## begin

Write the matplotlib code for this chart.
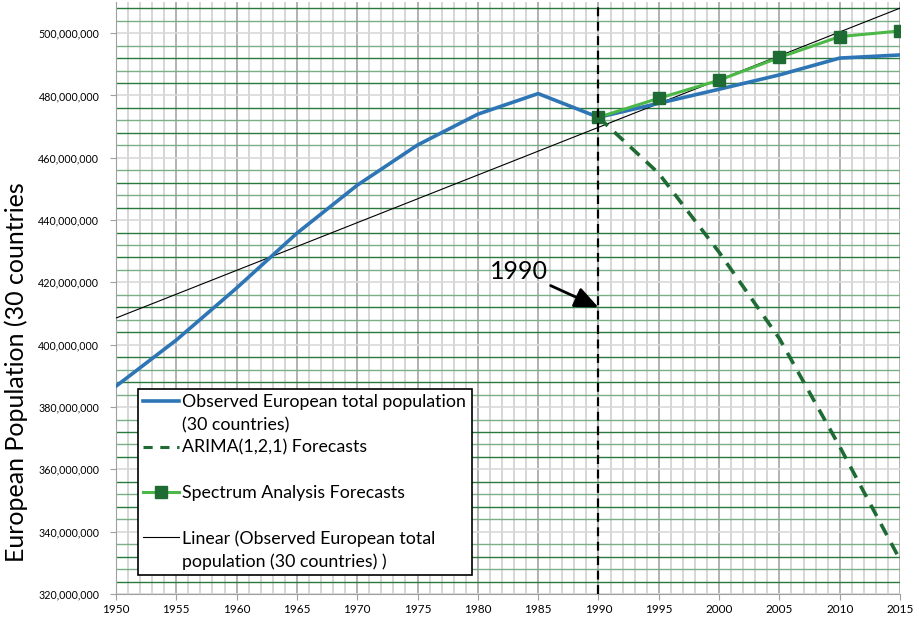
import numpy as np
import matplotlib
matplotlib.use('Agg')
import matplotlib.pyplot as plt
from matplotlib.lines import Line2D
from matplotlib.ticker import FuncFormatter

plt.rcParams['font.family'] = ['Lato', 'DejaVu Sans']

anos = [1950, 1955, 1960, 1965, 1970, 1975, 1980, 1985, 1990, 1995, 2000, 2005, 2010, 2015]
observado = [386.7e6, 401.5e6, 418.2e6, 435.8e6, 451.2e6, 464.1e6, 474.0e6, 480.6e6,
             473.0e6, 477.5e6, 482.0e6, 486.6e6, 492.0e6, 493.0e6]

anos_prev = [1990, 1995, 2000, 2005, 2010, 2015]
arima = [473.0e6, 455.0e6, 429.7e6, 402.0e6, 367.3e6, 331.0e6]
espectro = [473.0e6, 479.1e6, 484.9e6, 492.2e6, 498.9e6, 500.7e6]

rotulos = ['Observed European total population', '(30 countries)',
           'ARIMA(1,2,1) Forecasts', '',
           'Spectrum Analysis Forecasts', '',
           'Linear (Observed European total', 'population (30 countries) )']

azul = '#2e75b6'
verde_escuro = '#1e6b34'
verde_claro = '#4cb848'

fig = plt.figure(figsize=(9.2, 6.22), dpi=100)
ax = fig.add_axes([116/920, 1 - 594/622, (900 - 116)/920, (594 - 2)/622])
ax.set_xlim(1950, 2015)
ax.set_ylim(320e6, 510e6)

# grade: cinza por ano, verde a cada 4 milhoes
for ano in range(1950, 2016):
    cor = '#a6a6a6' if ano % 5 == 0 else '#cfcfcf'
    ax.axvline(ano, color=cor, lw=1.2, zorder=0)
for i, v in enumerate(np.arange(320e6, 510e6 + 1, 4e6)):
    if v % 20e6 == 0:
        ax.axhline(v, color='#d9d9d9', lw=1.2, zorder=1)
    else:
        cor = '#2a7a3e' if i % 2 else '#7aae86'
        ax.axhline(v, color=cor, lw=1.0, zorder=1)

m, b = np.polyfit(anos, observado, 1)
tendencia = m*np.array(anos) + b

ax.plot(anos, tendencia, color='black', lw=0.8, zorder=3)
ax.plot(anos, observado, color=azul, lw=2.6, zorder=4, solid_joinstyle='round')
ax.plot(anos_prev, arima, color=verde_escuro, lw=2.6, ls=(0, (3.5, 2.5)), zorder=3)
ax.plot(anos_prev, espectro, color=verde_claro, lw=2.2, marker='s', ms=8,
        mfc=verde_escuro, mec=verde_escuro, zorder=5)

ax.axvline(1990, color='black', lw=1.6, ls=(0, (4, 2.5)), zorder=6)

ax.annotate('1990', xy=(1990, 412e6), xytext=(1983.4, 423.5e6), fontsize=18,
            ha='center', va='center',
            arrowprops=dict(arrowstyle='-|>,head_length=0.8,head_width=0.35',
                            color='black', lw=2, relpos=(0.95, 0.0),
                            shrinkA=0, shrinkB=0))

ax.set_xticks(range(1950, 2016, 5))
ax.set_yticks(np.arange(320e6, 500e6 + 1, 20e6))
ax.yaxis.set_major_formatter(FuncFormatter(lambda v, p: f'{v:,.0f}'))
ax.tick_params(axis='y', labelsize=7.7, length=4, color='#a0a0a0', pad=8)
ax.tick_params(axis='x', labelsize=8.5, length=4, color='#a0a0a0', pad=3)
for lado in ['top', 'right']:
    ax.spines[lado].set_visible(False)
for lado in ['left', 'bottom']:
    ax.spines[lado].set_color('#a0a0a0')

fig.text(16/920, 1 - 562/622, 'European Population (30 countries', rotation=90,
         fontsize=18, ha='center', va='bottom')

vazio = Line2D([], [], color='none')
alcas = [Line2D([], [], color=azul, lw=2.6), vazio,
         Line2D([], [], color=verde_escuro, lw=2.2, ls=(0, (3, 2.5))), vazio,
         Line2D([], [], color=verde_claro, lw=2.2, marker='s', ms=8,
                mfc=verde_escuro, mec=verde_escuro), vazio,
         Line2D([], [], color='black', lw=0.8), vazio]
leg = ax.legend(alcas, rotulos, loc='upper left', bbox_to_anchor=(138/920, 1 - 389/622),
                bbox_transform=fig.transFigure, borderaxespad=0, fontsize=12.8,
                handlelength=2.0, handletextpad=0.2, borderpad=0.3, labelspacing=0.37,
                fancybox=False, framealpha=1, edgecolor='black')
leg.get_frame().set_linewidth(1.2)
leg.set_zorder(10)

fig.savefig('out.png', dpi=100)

## end
## begin

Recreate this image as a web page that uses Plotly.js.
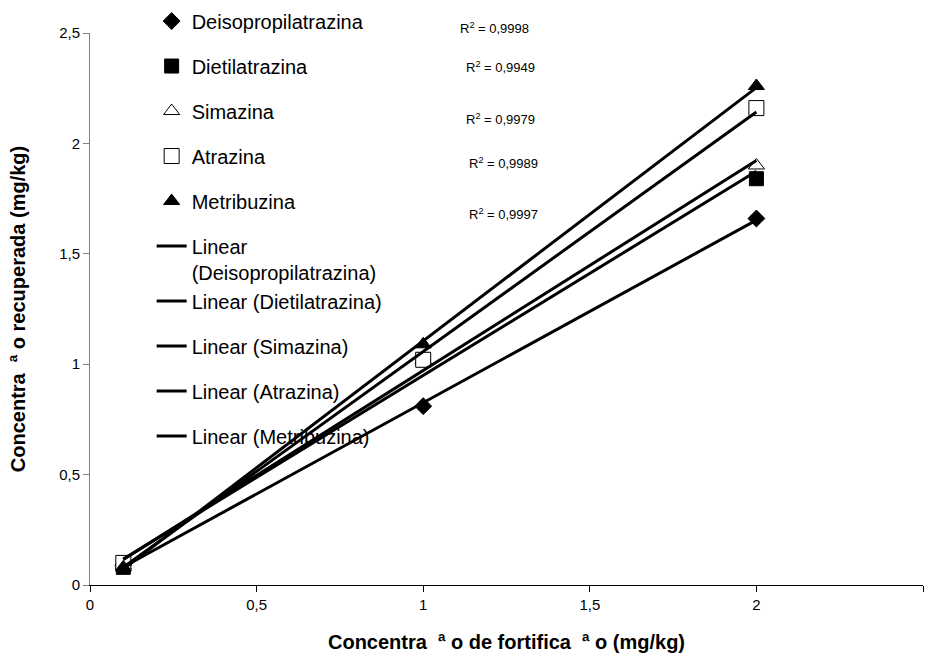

## end

## Short problem
Nothing but the lines from the one with "Write the matplotlib code for this chart." down to the one with "plt.rcParams['font.family'] = ['Lato', 'DejaVu" should be printed, both of them included. Leave out the pictures.

## Output below
Write the matplotlib code for this chart.
import numpy as np
import matplotlib
matplotlib.use('Agg')
import matplotlib.pyplot as plt
from matplotlib.lines import Line2D
from matplotlib.ticker import FuncFormatter

plt.rcParams['font.family'] = ['Lato', 'DejaVu Sans']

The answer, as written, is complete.